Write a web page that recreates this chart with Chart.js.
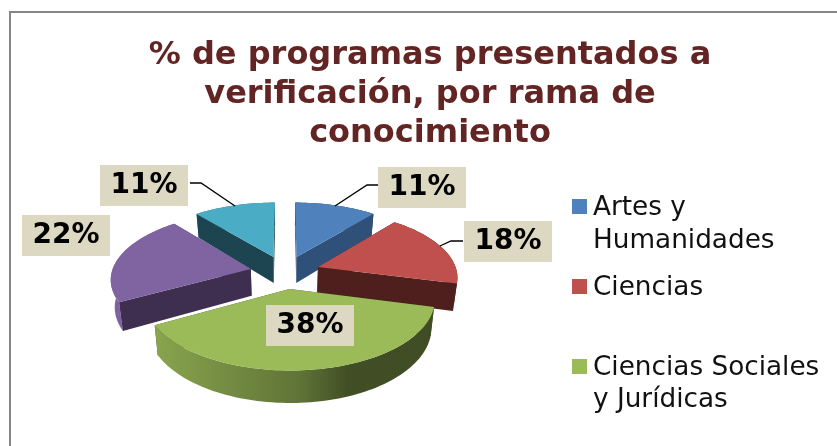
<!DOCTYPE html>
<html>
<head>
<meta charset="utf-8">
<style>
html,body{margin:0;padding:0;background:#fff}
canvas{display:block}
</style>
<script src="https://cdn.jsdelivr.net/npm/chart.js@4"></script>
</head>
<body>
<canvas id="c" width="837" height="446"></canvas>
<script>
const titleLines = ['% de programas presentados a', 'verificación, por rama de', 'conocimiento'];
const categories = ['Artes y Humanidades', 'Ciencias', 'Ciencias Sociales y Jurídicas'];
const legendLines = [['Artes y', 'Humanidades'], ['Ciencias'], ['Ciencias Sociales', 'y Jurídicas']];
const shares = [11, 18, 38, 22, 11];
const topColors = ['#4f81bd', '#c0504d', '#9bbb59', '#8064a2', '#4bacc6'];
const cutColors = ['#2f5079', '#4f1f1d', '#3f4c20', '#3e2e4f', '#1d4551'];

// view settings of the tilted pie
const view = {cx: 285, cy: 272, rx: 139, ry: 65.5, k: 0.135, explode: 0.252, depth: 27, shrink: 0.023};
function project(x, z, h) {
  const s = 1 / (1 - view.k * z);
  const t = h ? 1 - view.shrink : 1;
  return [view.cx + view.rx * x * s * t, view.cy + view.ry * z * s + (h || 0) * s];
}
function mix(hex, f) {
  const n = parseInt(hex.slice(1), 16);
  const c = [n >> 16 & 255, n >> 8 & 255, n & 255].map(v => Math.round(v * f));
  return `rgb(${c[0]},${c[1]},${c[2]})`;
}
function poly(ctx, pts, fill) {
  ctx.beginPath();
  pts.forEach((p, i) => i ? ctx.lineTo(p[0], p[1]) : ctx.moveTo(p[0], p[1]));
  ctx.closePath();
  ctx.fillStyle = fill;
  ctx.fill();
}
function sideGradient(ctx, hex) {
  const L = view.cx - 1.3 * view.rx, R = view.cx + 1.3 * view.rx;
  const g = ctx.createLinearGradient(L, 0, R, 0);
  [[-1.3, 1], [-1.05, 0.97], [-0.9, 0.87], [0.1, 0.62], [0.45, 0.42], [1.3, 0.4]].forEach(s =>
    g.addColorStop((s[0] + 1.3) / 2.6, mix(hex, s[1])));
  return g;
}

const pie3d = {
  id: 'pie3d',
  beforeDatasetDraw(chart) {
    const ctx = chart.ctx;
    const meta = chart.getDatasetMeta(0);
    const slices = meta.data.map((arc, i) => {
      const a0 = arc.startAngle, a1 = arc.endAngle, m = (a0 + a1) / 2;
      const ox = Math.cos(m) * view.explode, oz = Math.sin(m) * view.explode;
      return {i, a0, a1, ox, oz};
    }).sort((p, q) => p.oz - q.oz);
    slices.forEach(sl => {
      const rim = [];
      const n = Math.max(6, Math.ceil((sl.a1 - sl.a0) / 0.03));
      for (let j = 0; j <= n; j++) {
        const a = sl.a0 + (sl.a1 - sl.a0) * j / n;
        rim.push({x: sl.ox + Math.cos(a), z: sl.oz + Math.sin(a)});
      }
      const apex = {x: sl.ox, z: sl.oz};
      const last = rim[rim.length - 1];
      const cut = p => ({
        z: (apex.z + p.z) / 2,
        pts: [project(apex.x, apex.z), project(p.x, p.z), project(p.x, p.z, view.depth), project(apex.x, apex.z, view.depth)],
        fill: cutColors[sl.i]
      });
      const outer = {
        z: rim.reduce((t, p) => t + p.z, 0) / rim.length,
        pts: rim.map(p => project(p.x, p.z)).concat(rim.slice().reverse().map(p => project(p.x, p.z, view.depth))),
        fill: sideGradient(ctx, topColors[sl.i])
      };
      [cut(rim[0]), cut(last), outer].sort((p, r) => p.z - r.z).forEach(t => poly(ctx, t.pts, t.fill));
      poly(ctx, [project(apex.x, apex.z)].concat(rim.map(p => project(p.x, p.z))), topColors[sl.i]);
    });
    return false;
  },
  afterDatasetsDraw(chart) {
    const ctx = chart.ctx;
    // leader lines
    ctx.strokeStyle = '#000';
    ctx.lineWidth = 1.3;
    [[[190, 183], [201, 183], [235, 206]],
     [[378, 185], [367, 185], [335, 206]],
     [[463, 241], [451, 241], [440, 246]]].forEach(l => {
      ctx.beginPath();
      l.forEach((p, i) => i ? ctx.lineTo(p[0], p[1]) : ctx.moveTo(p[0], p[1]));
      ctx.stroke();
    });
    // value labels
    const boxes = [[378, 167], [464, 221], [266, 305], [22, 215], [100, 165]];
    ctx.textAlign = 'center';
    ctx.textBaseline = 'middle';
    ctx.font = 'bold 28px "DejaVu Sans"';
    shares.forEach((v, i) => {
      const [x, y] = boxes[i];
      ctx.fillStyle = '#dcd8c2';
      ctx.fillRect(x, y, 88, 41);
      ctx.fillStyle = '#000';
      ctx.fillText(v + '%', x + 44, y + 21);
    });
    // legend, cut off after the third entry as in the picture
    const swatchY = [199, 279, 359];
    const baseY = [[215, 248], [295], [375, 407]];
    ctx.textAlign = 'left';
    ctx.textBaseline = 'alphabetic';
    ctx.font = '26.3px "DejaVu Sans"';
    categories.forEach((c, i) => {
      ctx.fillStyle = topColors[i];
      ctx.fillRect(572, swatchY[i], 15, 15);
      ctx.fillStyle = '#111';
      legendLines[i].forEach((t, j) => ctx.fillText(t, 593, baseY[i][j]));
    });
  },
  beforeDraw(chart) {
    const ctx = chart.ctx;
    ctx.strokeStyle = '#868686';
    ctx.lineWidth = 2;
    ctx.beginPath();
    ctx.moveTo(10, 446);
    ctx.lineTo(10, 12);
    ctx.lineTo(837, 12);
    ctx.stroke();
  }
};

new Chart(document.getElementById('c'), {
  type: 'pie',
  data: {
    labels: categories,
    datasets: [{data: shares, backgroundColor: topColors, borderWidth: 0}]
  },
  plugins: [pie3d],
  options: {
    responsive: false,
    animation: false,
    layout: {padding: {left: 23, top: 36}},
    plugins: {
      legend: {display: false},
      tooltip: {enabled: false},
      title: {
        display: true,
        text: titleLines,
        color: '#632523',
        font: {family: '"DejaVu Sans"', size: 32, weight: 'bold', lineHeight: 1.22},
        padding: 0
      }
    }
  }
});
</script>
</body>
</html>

━━━━━━━━

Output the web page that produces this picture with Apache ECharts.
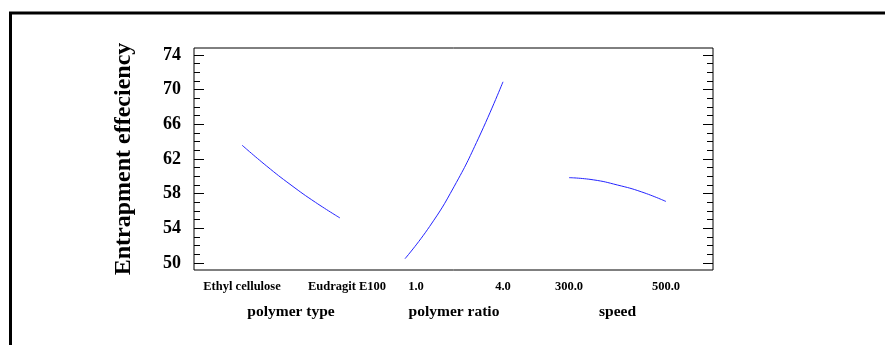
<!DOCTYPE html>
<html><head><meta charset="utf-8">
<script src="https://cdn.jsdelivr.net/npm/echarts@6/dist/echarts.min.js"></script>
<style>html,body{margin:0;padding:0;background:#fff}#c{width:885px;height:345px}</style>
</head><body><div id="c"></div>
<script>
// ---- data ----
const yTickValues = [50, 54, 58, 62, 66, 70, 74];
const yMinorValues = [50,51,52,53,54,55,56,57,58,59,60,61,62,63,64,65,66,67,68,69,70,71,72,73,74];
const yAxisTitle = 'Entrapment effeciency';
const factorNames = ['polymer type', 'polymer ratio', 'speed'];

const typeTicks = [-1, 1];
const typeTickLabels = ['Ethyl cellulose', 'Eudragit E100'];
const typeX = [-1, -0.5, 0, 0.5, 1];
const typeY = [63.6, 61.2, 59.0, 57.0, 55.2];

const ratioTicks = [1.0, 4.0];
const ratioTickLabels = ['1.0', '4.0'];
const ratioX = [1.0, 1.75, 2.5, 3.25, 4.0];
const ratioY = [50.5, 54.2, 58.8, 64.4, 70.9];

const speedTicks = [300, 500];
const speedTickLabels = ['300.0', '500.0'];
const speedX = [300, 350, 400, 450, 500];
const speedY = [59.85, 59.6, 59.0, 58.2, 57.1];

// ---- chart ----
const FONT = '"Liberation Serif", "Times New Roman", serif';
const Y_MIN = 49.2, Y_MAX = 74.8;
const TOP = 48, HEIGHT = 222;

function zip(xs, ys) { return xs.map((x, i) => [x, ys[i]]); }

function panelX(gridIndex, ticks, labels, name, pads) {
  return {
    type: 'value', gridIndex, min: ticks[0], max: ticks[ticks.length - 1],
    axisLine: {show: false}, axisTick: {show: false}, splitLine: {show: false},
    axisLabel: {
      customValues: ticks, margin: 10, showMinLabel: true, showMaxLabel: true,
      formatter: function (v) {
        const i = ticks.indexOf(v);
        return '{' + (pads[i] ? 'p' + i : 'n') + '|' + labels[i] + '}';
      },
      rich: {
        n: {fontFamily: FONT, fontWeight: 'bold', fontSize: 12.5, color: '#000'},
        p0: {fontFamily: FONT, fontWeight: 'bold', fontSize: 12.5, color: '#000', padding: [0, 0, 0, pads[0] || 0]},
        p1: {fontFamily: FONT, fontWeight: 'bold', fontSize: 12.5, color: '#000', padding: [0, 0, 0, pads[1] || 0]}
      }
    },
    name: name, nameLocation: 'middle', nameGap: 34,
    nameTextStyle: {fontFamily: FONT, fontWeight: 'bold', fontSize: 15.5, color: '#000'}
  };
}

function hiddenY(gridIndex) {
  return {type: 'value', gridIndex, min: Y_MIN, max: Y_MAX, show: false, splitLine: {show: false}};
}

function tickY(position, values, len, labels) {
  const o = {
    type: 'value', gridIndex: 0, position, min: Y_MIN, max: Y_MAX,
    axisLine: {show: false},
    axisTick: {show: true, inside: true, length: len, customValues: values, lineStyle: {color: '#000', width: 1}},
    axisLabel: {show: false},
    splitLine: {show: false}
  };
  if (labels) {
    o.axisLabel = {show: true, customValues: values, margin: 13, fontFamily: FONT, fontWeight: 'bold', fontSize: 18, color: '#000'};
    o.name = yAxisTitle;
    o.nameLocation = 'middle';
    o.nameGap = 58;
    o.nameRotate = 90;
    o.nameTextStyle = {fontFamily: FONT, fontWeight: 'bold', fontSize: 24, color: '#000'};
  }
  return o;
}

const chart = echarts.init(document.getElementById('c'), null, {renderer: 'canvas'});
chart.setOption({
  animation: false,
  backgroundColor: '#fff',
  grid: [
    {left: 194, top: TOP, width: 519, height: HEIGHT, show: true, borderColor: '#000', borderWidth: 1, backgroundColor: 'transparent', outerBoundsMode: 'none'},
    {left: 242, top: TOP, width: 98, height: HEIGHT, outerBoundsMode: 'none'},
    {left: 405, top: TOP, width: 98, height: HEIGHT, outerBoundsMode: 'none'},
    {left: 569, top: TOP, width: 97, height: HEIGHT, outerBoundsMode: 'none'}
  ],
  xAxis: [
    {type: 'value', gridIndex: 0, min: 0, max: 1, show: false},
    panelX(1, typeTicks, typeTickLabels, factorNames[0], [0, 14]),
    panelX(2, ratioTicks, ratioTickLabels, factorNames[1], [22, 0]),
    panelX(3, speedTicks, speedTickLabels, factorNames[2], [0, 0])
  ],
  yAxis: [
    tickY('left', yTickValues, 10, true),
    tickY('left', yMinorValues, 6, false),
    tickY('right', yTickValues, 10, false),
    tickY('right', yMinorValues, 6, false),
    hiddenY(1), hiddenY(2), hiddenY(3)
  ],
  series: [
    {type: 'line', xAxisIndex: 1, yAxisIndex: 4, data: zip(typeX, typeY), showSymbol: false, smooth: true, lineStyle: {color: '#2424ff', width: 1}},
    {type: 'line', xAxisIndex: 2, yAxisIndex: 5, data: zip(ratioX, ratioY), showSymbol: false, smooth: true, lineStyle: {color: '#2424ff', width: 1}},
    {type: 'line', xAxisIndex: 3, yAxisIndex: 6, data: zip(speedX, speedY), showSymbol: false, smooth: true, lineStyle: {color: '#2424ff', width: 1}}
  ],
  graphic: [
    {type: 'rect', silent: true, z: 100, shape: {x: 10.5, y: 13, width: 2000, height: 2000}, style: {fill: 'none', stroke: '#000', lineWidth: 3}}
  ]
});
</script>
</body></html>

━━━━━━━━

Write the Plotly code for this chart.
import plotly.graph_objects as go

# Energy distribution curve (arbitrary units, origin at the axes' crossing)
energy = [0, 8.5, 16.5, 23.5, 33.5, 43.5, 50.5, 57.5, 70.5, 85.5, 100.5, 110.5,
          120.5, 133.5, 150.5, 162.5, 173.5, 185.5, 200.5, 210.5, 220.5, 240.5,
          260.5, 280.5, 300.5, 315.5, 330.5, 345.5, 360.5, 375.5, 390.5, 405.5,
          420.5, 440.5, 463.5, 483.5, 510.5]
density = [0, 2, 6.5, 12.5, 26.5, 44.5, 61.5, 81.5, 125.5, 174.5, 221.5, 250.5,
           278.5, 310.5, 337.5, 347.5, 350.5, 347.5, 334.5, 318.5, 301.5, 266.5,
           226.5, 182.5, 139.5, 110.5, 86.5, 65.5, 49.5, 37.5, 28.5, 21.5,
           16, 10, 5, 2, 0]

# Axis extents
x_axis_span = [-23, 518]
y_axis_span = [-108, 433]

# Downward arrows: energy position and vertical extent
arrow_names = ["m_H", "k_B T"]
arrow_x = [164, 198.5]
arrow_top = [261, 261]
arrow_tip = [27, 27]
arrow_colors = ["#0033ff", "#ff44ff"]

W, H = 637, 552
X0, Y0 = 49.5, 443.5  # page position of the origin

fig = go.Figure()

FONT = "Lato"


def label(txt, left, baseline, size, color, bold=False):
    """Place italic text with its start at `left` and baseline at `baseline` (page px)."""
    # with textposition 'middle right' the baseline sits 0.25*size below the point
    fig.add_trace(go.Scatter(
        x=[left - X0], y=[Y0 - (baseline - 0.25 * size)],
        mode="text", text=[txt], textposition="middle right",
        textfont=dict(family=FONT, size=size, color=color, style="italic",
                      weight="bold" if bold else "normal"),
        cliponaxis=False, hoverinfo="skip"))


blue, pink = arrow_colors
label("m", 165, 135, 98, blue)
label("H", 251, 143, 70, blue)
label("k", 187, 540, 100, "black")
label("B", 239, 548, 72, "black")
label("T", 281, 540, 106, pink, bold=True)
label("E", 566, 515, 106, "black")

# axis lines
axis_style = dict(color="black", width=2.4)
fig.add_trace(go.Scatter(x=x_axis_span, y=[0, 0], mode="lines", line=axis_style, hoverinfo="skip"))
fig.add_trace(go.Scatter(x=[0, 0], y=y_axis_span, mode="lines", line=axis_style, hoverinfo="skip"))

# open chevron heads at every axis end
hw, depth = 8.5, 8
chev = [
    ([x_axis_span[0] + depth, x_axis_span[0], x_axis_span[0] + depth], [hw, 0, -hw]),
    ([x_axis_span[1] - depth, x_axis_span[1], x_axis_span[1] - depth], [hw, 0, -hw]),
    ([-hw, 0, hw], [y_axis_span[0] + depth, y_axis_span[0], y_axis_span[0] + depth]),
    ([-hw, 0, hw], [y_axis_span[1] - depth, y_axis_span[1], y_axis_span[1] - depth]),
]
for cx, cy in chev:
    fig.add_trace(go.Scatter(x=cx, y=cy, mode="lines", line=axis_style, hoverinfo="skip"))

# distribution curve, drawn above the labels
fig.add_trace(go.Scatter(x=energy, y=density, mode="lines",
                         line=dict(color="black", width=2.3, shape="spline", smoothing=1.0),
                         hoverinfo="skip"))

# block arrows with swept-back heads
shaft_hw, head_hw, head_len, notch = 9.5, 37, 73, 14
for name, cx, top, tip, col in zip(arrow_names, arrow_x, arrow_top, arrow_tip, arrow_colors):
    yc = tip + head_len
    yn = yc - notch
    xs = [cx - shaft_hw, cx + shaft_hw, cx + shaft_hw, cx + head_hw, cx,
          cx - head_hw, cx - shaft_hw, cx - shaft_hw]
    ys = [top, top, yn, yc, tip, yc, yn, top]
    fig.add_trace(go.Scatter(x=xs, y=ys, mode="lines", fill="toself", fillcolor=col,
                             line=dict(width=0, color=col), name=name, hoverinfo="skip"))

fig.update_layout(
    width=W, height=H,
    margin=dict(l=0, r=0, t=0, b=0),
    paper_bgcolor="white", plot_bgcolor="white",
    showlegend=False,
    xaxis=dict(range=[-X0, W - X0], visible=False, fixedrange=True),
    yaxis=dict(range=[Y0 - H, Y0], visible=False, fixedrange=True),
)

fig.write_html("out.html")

━━━━━━━━

Give back the exact lines above, running from the one that has "Write a web" through the one that has "['#2f5079', '#4f1f1d', '#3f4c20', '#3e2e4f', '#1d4551'];", with nothing added and no pictures.

Write a web page that recreates this chart with Chart.js.
<!DOCTYPE html>
<html>
<head>
<meta charset="utf-8">
<style>
html,body{margin:0;padding:0;background:#fff}
canvas{display:block}
</style>
<script src="https://cdn.jsdelivr.net/npm/chart.js@4"></script>
</head>
<body>
<canvas id="c" width="837" height="446"></canvas>
<script>
const titleLines = ['% de programas presentados a', 'verificación, por rama de', 'conocimiento'];
const categories = ['Artes y Humanidades', 'Ciencias', 'Ciencias Sociales y Jurídicas'];
const legendLines = [['Artes y', 'Humanidades'], ['Ciencias'], ['Ciencias Sociales', 'y Jurídicas']];
const shares = [11, 18, 38, 22, 11];
const topColors = ['#4f81bd', '#c0504d', '#9bbb59', '#8064a2', '#4bacc6'];
const cutColors = ['#2f5079', '#4f1f1d', '#3f4c20', '#3e2e4f', '#1d4551'];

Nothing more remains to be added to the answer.